#### The exercise
Take the lines of the data below from the very first through the line containing "(30,33) rectangle (1359,827);" and output them exactly, pictures excluded.

(Plotting code records)
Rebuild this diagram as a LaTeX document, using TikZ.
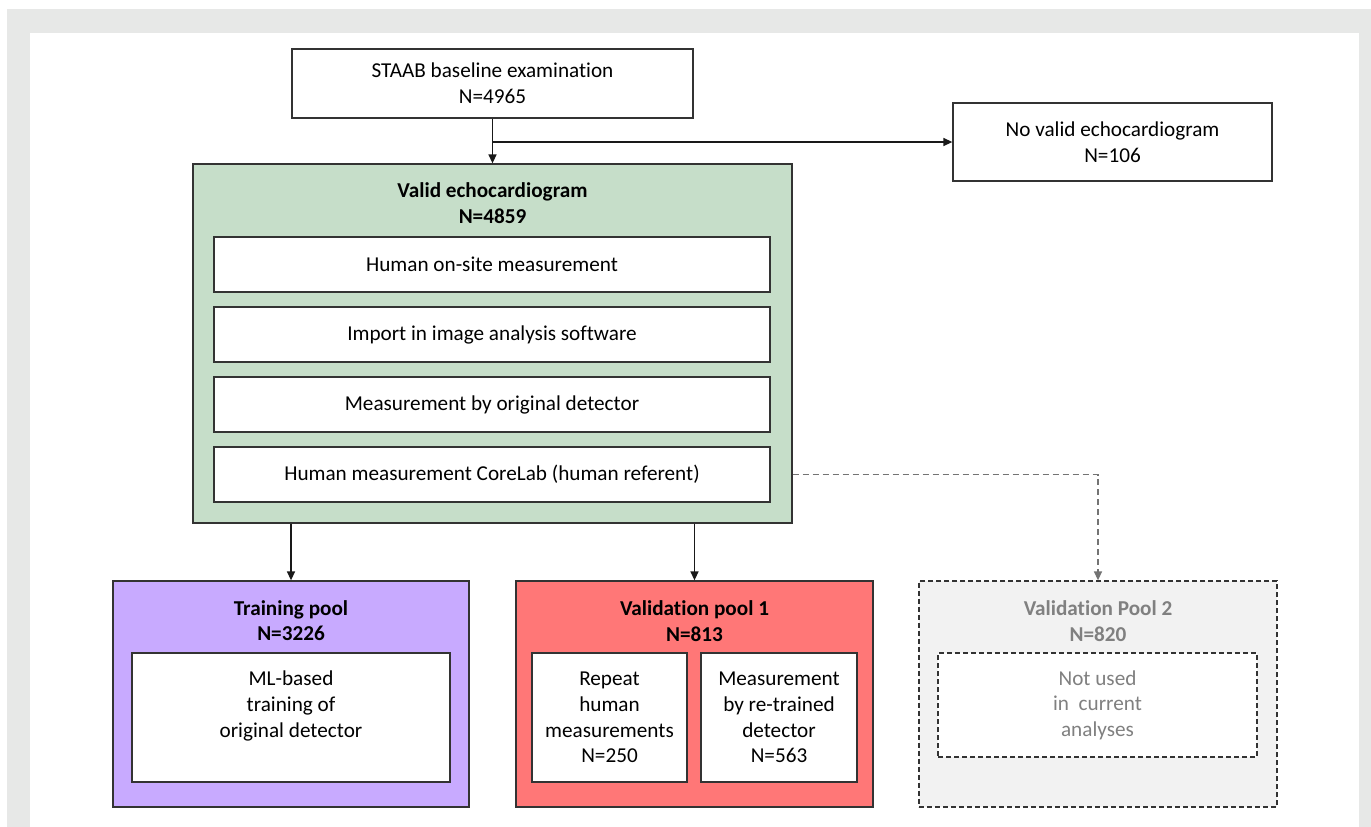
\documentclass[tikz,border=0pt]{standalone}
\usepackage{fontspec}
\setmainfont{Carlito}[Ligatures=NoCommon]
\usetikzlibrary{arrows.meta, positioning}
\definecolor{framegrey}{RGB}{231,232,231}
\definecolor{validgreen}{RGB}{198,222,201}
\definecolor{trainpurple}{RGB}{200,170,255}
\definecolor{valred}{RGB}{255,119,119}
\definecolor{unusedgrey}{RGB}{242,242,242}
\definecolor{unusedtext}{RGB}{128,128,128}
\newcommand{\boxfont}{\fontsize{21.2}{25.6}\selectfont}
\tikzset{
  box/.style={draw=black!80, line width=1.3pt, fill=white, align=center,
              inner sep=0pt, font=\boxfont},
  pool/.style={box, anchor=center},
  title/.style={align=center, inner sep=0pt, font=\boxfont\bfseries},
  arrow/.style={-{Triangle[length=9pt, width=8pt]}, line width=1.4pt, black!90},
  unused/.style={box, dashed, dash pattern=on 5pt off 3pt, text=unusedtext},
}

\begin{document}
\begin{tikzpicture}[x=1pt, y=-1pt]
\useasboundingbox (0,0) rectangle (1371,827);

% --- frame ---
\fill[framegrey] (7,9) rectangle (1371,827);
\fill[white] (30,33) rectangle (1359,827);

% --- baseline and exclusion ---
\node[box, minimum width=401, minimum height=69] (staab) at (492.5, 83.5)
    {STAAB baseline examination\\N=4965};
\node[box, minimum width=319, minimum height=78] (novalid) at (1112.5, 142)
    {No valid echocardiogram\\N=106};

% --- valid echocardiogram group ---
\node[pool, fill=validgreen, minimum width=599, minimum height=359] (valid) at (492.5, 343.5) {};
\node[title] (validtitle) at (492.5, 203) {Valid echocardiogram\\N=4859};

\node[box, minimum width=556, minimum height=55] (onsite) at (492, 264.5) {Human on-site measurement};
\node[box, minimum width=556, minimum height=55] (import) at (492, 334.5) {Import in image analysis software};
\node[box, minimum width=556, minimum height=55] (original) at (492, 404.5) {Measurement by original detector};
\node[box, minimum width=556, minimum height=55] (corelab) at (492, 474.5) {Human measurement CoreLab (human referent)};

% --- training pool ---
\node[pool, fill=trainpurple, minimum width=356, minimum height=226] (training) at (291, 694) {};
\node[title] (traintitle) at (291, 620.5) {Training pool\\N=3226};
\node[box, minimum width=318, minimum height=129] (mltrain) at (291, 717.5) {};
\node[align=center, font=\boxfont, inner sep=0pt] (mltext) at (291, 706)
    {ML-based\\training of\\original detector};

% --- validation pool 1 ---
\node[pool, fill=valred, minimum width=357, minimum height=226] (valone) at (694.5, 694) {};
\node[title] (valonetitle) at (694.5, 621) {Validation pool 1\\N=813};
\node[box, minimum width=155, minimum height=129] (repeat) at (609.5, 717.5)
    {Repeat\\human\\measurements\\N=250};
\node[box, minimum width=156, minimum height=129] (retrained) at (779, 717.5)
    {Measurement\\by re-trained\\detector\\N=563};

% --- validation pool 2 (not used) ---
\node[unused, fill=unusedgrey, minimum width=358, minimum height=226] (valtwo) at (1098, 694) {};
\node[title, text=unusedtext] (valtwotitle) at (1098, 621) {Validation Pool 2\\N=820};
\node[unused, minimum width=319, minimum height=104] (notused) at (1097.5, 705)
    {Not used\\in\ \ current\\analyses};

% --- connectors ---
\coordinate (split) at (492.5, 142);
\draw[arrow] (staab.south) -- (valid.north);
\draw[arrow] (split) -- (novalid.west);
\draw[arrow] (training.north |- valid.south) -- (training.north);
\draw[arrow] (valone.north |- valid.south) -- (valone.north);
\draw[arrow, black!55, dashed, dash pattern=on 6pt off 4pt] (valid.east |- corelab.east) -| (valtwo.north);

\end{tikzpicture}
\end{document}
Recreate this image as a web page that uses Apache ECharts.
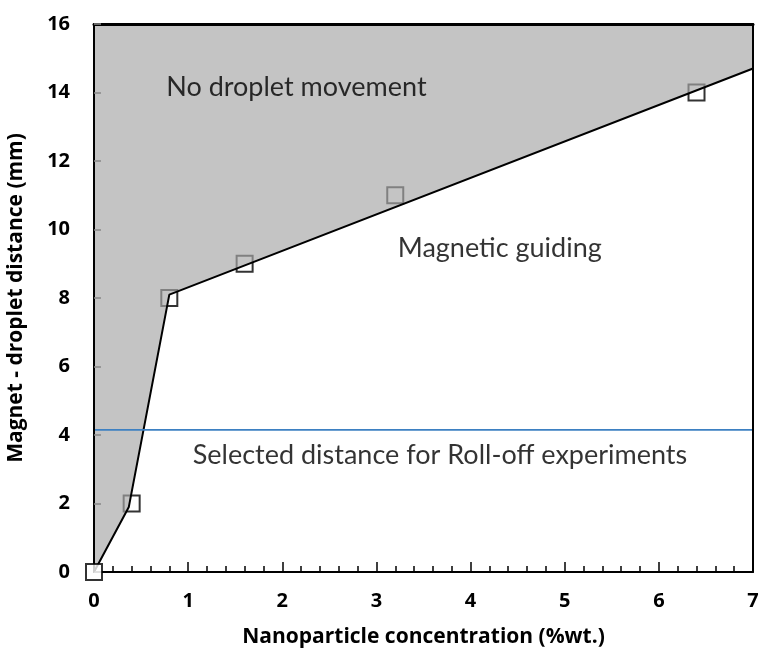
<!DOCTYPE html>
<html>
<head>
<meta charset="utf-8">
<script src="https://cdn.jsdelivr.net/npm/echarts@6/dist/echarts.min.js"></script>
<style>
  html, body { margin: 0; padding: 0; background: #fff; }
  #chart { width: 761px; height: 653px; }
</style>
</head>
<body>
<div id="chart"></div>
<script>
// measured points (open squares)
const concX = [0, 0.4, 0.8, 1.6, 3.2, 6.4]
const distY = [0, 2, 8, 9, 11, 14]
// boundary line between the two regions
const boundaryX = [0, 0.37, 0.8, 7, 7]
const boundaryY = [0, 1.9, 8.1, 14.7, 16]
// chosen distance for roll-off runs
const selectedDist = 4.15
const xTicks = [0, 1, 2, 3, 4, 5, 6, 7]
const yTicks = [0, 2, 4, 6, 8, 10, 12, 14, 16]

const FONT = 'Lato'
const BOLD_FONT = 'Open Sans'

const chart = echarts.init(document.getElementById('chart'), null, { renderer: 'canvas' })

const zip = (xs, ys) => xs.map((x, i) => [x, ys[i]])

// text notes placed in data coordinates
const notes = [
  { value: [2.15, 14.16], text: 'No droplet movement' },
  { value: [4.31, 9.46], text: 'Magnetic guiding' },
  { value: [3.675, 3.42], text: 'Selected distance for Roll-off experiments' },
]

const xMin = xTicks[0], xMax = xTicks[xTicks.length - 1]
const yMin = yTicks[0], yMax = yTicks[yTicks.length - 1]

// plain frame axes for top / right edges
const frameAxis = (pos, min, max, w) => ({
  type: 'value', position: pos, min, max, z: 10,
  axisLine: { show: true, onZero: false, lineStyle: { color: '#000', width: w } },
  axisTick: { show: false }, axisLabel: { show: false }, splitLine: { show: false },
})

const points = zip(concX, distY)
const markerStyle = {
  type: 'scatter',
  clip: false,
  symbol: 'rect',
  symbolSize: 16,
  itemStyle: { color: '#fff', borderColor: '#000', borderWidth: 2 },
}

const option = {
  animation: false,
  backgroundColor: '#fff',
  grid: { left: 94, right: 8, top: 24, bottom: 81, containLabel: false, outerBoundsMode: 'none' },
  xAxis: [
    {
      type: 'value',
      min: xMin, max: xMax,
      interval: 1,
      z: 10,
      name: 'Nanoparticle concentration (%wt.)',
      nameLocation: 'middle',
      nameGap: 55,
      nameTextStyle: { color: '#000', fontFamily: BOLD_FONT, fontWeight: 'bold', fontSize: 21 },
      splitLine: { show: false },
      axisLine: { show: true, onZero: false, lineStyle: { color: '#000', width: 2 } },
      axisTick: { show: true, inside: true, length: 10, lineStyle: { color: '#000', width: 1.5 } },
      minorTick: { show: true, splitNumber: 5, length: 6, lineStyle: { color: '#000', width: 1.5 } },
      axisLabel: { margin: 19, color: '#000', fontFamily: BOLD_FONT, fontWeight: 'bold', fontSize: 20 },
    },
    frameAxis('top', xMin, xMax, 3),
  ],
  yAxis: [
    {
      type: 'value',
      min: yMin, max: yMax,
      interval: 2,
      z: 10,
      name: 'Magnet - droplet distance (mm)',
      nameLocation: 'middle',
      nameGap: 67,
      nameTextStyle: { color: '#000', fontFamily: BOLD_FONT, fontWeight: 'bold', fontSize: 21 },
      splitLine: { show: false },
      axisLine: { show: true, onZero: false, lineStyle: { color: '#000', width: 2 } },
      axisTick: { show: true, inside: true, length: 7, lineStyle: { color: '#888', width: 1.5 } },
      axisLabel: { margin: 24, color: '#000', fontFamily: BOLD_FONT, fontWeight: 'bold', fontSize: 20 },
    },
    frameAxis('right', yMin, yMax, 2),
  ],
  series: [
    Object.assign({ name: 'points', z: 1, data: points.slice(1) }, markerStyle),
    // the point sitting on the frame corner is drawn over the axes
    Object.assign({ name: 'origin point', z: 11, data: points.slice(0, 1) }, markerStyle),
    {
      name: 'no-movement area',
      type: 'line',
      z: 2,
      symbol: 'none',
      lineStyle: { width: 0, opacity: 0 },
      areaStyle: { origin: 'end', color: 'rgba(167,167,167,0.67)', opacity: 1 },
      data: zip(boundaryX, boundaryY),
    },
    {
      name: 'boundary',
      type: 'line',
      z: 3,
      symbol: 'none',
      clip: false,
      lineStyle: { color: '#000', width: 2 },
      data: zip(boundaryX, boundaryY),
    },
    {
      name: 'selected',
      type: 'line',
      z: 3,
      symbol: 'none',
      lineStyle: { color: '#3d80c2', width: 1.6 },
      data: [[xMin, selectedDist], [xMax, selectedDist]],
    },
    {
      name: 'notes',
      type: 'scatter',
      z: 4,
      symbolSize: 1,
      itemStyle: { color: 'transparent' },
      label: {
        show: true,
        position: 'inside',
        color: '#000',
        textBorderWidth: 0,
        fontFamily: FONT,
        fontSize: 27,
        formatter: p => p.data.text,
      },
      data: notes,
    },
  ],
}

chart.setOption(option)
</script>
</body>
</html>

#### Answer for the task
Rebuild this diagram as a LaTeX document, using TikZ.
\documentclass[tikz,border=0pt]{standalone}
\usepackage{fontspec}
\setmainfont{Carlito}[Ligatures=NoCommon]
\usetikzlibrary{arrows.meta, positioning}
\definecolor{framegrey}{RGB}{231,232,231}
\definecolor{validgreen}{RGB}{198,222,201}
\definecolor{trainpurple}{RGB}{200,170,255}
\definecolor{valred}{RGB}{255,119,119}
\definecolor{unusedgrey}{RGB}{242,242,242}
\definecolor{unusedtext}{RGB}{128,128,128}
\newcommand{\boxfont}{\fontsize{21.2}{25.6}\selectfont}
\tikzset{
  box/.style={draw=black!80, line width=1.3pt, fill=white, align=center,
              inner sep=0pt, font=\boxfont},
  pool/.style={box, anchor=center},
  title/.style={align=center, inner sep=0pt, font=\boxfont\bfseries},
  arrow/.style={-{Triangle[length=9pt, width=8pt]}, line width=1.4pt, black!90},
  unused/.style={box, dashed, dash pattern=on 5pt off 3pt, text=unusedtext},
}

\begin{document}
\begin{tikzpicture}[x=1pt, y=-1pt]
\useasboundingbox (0,0) rectangle (1371,827);

% --- frame ---
\fill[framegrey] (7,9) rectangle (1371,827);
\fill[white] (30,33) rectangle (1359,827);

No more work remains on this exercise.